Data Science Lessons from The Coronavirus

As I write this blog, we are still in the early stages of the coronavirus crisis. It is a scary situation which has caused hoarding, panic, fake news, lies, stock market turmoil and irrational behaviors. All indications suggest we will survive this crisis, but it is truly not one of mankind’s best moments.

But learnings abound in all situations, so let me share what data science lessons we can take away from this crisis so that we may better manage the next one.

Lesson #1: Importance of Data Quality and Transparency

One cannot make sound business or policy decisions without high quality, trusted data. And to get obtain such, we must have confidence and transparency into the sources of the data. For example, to understand the coronavirus fatality rate requires good data on the numerator (“Number of Fatalities”) and the denominator (“Number of Infected”). The numerator, “Number of Fatalities”, seems to be a fairly reliable number (though one must always be prepared to challenge the data sources because there may be reasons to withhold accurate numbers). However, the denominator, “Number of Infected”, is totally a guess at this point because most countries (including the USA) have not started to do testing at scale.

Consequently, to insinuate a fatality rate (I’ve heard numbers as high as 4.5%) is dangerous until one has more accurate and trusted numbers.

Lesson #2: How You Present the Data Matters

Careful consideration needs to be given to how one can present the data in the most unbiased way possible.

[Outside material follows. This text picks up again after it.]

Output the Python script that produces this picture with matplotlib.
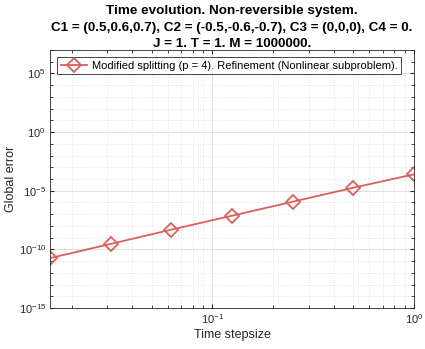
import numpy as np
import matplotlib.pyplot as plt
from matplotlib.ticker import LogLocator, NullFormatter

# data
stepsize = [1/64, 1/32, 1/16, 1/8, 1/4, 1/2, 1]
glob_err = [1.8e-11, 2.9e-10, 4.8e-9, 7.4e-8, 1.15e-6, 1.8e-5, 2.5e-4]
label = 'Modified splitting (p = 4). Refinement (Nonlinear subproblem).'
title = ('Time evolution. Non-reversible system.\n'
         'C1 = (0.5,0.6,0.7), C2 = (-0.5,-0.6,-0.7), C3 = (0,0,0), C4 = 0.\n'
         'J = 1. T = 1. M = 1000000.')

plt.rcParams['font.family'] = ['Liberation Sans', 'DejaVu Sans']

fig = plt.figure(figsize=(4.25, 3.49), dpi=100)
ax = fig.add_axes([50/425, 41/349, 364/425, 258/349])

ax.loglog(stepsize, glob_err, color='#d9605e', lw=1.3, marker='D', ms=7.5,
          mfc='none', mew=1.3, label=label)

ax.set_xlim(1/64, 1)
ax.set_ylim(1e-15, 1e7)
ax.set_yticks([1e-15, 1e-10, 1e-5, 1e0, 1e5])
ax.yaxis.set_minor_locator(LogLocator(base=10, subs=(1.0,), numticks=40))
ax.yaxis.set_minor_formatter(NullFormatter())
ax.xaxis.set_minor_locator(LogLocator(base=10, subs=np.arange(2, 10), numticks=20))
ax.xaxis.set_minor_formatter(NullFormatter())

ax.grid(True, which='major', color='#e0e0e0', lw=0.7)
ax.grid(True, which='minor', color='#d8d8d8', lw=0.6, ls=(0, (1, 2)))
ax.set_axisbelow(True)
ax.tick_params(which='both', direction='in', top=True, right=True,
               labelsize=8, colors='#262626', length=3, pad=3)
ax.tick_params(which='minor', length=2)
for s in ax.spines.values():
    s.set_color('#262626')
    s.set_linewidth(0.6)

ax.set_xlabel('Time stepsize', fontsize=9, color='#262626', labelpad=2)
ax.set_ylabel('Global error', fontsize=9, color='#262626', labelpad=1)
ax.set_title(title, fontsize=9.7, fontweight='bold', linespacing=1.5, pad=2)

leg = ax.legend(loc='upper left', fontsize=8, fancybox=False, framealpha=1,
                edgecolor='#262626', borderpad=0.35, handlelength=2.4,
                borderaxespad=0.6, handletextpad=0.4)
leg.get_frame().set_linewidth(0.6)

plt.savefig('out.png', dpi=100)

For example, in Figure #1 the aggregated view of coronavirus cases (on the left) seems to indicate that the number of cases is escalating in South Korea. However, the chart on the right side of Figure #1 (new cases only) would seem to indicate that we might have actually reached a peak in the new cases in South Korea.

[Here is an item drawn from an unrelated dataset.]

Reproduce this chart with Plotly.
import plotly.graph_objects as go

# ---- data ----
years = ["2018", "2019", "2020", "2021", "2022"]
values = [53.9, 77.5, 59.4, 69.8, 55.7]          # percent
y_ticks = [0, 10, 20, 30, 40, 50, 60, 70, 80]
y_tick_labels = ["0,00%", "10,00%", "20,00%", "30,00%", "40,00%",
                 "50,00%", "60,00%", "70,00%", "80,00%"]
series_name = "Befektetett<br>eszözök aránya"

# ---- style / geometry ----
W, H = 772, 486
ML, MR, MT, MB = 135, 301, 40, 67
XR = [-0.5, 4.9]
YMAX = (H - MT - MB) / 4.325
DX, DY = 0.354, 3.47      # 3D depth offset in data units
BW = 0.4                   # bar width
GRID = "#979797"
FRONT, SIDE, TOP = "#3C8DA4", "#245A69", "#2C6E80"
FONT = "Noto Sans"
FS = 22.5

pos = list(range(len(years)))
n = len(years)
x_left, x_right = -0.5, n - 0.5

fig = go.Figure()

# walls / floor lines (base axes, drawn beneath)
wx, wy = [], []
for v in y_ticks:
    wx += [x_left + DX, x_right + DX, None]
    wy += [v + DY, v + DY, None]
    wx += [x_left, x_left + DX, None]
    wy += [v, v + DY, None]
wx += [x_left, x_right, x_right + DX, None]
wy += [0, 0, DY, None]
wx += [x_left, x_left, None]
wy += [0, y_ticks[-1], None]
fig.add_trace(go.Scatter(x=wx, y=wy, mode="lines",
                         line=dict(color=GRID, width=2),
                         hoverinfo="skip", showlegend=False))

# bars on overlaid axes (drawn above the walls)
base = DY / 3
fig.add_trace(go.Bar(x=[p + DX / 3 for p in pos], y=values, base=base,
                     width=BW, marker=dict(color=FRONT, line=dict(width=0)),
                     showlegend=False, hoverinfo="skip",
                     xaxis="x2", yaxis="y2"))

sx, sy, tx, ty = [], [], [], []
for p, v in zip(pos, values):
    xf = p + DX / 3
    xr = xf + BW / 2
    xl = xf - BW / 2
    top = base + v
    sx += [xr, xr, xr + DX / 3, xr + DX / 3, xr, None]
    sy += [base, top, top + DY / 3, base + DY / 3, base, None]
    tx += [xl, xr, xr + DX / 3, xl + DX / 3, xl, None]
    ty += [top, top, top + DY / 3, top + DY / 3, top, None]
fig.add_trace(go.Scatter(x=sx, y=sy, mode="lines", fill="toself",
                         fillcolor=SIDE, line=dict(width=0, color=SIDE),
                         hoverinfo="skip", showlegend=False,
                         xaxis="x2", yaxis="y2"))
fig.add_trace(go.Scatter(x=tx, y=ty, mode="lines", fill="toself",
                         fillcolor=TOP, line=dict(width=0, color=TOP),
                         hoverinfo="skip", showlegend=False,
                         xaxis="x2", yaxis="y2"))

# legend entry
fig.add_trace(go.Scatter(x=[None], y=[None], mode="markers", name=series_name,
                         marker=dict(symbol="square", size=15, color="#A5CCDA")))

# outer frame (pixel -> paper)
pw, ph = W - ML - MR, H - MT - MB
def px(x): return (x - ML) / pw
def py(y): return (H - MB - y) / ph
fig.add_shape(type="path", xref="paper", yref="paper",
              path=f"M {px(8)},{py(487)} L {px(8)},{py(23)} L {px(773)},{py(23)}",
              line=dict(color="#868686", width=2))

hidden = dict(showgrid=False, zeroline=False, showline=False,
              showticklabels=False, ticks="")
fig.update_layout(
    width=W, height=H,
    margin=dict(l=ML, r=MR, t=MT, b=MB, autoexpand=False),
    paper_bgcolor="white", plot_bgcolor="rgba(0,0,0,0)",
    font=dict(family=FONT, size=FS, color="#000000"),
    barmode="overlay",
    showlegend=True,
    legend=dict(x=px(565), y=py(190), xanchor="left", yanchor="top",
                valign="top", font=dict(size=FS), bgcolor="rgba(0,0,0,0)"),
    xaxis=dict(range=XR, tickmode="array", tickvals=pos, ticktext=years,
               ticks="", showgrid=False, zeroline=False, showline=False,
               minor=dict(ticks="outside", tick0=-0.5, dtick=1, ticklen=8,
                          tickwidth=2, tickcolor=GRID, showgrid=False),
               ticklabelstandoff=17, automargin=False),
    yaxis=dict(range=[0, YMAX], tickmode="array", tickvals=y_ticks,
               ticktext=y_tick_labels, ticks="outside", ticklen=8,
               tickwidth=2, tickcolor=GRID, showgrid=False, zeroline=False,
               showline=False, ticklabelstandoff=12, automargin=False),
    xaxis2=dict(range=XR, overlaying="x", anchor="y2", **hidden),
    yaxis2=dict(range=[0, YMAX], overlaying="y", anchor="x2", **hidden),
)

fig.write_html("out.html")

Note: I selected South Korea because they seem to be one country that is testing for the coronavirus at scale.

Again, to ensure that the data is presented from an unbiased perspective, be prepared to present the data in multiple ways to help the decision makers make informed decisions.

Lesson #3: Create Analytic Scores to Make Informed Decisions

One thing that we are learning is that the coronavirus impacts different people in different ways; that some folks are more susceptible to the virus than others. For example, the elderly with respiratory problems seem to be the most vulnerable to it.

Consequently, seeking out and drilling into the granular dimensions of the data is required to make informed decisions pertaining to who specifically should be quarantined, and the prioritization as to whom should receive the first vaccines when its available. One could easily create a Coronavirus Fatality Score to help make those containment, allocation and prioritization decisions.

Lesson #4: Understanding the Costs of False Positives and False Negatives

When one has incomplete data and is trying to buy some time in order to get more complete, accurate and trusted numbers, then the best thing that one can do is to make decisions based upon the costs of False Positives and False Negatives.

In the case of the coronavirus, that means:

False Positive is incorrectly classifying a healthy person as being infected.
False Negative is incorrectly classifying an infected person as being healthy.

So, let’s think about this.

The cost of a False Positive is that a healthy person will be quarantined and will be one of the first to receive the vaccine when it is available. The cost of being wrong in this case are the costs associated with being quarantined such as lost wages and the inconvenience associated with being quarantined. That’s not a very high cost.

One the other hand, the cost of a False Negative is that an infected person is classified as healthy and they continue to mingle in public infecting others and even potentially leading to their death and potentially the death of others. The cost of the False Negative is very high.

Consequently, it is smart of our leaders to limit large crowds and enforce some level of light quarantines until we get more complete, accurate and trusted numbers.

Summary

Everyone should take this coronavirus seriously. Not only for yourself, but for the sake of your family, friends and larger community. Until we get more complete, accurate and trusted numbers, folks are smart to be overly cautious because the costs associated with False Negatives could be catastrophic.

There are lessons to be learned from these situations as I highlighted above. And maybe the biggest lesson is that everyone needs to strive to get the facts as quickly as possible so that we can make informed decisions. Now is not the time for opinions as facts, half-truths, fake news and lies. The result is panic, and one only needs to look at the stock market to see the results of the lack of confidence in the numbers…